The five Kirwan brothers achieved remarkable success in a wide variety of sports. Among the sports they participated in were football, hurling, rowing, pole vaulting, jumping, walking and running. They were from Clonea where they had a farm. The first ever hurleys made in Waterford were made from ash which grew on Kirwan land. A carpenter from Kilmacthomas made the hurleys.
James was the eldest of the brothers. He was a noted footballer in the county in the latter 1890's. However he had an accident to his knee which kept him out of the game for some time. When he became fit again he took up hurling rather than football. In 1902 he founded the Clonea Hurling Club, which brought the first county hurling title to Kilmacthomas. James was the captain of that team. A year later he captained the Waterford senior hurling team. He led the Clonea Club to three successive county championships. He was also a noted pole-vaulter and half miler.
James's brother Rody, was an excellent footballer. In the course of his career he togged out for three different counties in senior inter-county competition matches. His first important success was a county championship medal won with Lismore Blackwater Ramblers football club. He was on the Waterford team that lost to Dublin in the All-Ireland final of 1898. In 1901 Rody moved to New Ross because of business commitments. He played with that county while there, and was on the Camblin Rovers team that won the Senior County Championship. The following year he was on the Wexford county football team. Rody again moved due to business commitments. This time he went to Castleisland, Co. Kerry. He played successfully with the Kerry football team between 1902 and 1907.By the time of his retirement from the game he had won two All-Ireland and three Munster titles with Kerry. As well as football Rody was also an excellent oarsman. In 1902 he represented New Ross at the International Rowing Regatta in Cork. He was also an outstanding athlete and won a total 150 Munster high jump and hurdles competitions.
The third of the Kirwan brothers died in a fever epidemic in 1898 aged 18 years. However, even by that stage he was recognised for his pole vaulting ability and his all round athleticism.
The fourth Kirwan brother was Percy. He was a stylish hurler and footballer, and represented Waterford in both games on numerous occasions. However it was at athletics that he achieved his greatest success. Among his successes were gold medal wins in the 100m, 200m and long jump competitions during the 1908 Papal Sports Festivals in Rome. In 1910 he went to Britain and won the long jump competition.

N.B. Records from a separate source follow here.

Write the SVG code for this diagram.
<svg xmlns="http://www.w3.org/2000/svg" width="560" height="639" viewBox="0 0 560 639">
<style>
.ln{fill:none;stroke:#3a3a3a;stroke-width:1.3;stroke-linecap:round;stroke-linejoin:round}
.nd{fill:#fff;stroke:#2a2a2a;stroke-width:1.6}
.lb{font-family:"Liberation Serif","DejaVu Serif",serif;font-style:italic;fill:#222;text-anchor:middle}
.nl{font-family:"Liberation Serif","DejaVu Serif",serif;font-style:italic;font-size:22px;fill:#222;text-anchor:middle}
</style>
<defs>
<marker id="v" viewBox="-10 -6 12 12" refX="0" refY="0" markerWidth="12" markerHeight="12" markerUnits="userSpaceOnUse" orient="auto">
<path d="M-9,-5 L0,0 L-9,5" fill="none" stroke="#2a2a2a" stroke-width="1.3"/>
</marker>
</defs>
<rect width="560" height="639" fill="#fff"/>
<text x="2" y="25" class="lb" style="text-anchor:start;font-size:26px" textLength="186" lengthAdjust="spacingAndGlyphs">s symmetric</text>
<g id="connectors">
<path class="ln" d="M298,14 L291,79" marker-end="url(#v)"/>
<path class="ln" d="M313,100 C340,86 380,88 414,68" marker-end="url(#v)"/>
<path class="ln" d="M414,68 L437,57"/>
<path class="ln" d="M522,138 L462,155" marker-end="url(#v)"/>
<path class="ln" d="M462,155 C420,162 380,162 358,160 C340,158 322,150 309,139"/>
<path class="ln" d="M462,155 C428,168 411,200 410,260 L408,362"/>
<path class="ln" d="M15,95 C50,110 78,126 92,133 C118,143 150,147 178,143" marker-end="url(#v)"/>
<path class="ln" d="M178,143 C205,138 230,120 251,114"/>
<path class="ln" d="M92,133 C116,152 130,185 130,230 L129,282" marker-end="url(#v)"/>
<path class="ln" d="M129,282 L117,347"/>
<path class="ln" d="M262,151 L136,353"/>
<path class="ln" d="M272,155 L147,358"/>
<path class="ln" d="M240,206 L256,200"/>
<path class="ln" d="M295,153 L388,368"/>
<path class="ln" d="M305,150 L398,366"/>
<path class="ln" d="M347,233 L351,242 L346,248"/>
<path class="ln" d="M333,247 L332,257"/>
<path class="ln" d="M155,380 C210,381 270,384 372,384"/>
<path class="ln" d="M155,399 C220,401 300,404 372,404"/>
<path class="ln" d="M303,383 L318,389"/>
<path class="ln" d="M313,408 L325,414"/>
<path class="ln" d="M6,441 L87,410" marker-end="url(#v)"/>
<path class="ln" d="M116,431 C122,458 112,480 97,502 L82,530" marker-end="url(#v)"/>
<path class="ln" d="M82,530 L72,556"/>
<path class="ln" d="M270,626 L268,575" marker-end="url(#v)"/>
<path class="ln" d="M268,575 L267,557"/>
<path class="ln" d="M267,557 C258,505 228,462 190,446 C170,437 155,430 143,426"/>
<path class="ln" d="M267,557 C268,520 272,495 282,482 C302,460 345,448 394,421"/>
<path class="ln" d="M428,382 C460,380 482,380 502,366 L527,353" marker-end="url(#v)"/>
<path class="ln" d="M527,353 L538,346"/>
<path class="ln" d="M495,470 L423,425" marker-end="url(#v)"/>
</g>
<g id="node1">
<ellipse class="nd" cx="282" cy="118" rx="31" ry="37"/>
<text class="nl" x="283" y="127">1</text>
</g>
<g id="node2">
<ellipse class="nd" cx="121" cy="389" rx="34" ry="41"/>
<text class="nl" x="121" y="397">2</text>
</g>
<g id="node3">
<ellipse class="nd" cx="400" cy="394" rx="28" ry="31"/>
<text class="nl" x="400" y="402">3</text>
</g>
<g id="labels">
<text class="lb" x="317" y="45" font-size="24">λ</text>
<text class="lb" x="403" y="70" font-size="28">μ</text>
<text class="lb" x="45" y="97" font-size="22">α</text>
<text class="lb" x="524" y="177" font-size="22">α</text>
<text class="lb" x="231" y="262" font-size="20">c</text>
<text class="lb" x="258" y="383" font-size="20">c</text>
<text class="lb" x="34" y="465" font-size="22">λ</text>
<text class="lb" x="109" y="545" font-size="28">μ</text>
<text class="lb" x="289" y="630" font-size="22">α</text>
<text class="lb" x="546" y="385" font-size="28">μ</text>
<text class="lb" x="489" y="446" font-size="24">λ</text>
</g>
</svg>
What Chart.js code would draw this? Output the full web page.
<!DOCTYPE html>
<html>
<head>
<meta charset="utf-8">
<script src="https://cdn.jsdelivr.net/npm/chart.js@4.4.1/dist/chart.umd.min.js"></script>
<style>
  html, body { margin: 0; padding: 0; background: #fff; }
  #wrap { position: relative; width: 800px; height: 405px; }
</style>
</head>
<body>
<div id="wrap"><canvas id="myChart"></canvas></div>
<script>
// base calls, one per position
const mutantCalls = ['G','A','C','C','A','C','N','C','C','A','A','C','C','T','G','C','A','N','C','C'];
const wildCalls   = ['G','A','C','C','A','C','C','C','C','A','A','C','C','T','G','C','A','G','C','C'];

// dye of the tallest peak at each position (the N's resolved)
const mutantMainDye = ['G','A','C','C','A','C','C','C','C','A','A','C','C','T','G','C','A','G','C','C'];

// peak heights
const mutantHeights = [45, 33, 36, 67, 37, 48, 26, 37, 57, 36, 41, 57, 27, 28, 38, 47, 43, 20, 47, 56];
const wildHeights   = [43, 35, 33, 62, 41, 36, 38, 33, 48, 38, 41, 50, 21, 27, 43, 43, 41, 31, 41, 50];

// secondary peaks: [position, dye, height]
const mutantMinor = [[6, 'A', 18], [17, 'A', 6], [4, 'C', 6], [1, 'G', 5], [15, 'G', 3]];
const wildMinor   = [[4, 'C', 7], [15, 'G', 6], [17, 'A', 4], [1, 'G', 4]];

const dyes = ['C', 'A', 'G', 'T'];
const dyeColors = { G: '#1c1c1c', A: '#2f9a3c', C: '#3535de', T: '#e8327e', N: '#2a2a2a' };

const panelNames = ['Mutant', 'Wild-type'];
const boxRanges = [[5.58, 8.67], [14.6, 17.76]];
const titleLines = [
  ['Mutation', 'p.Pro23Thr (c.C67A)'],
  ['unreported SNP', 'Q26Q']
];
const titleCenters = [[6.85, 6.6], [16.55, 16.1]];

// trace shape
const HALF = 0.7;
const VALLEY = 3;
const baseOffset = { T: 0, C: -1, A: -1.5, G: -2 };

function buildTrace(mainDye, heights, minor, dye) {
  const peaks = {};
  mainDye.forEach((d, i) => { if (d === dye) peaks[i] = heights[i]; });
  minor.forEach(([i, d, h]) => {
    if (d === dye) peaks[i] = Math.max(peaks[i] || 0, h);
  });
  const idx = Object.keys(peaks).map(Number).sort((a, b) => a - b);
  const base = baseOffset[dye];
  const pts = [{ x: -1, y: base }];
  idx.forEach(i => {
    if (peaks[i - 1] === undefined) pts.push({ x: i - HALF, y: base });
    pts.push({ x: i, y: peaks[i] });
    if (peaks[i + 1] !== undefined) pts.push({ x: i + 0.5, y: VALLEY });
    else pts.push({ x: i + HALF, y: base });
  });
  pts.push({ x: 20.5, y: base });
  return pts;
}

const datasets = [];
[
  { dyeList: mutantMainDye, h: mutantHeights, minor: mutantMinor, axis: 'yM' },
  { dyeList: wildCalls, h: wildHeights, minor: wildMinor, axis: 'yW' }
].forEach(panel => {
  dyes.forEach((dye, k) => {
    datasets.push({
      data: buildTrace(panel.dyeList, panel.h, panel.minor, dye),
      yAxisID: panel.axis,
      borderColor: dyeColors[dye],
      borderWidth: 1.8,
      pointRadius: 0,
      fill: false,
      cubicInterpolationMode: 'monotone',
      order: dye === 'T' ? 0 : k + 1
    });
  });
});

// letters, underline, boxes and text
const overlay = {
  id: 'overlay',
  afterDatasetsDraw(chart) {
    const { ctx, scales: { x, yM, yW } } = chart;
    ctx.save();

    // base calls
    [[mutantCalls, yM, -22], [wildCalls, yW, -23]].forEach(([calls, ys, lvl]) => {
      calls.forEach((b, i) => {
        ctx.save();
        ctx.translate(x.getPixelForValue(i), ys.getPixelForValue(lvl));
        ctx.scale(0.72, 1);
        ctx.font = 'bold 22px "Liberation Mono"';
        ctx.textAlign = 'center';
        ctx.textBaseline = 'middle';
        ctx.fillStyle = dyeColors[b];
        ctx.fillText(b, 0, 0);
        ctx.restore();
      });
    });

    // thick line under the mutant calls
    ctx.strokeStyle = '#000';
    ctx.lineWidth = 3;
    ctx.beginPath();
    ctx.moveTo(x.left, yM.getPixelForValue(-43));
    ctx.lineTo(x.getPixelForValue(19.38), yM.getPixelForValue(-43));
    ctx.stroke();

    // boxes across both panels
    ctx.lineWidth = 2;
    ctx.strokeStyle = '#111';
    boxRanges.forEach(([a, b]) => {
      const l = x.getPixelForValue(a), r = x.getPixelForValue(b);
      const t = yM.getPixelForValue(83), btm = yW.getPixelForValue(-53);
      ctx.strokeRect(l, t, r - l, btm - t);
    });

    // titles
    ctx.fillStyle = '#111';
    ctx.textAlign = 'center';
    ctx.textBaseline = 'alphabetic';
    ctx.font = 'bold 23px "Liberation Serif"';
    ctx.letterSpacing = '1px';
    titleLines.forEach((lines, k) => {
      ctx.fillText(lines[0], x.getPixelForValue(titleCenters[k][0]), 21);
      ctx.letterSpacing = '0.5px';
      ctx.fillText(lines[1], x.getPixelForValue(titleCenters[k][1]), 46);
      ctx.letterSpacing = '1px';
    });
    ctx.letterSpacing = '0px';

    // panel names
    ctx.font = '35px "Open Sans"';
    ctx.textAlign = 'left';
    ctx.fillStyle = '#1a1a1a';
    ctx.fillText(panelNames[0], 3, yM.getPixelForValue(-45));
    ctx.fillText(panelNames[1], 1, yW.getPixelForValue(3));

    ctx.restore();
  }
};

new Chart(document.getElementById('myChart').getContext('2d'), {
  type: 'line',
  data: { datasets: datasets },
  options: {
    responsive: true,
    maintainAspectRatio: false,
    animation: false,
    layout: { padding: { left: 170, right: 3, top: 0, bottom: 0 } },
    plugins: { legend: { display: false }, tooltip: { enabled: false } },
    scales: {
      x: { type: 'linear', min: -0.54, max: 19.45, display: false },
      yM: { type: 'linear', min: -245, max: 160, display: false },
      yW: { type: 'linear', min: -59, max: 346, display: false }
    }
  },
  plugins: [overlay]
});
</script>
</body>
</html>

He again won this title in 1911 and 1912. In Ireland Percy won eight GAA championships and won three I.A.A.A. Irish championship medals in the long jump, the hop, step and jump, the 120 yards hurdles, the 100 yards and 120 yards. In total Percy won nearly 300 trophies over a 20-year period.
Pat was the last of the five Kirwan brothers. He was a capable Gaelic footballer and excelled as a half-miler and took part in walking contests. In 1909, he emigrated to America and later settled in Alaska where he died in 1946.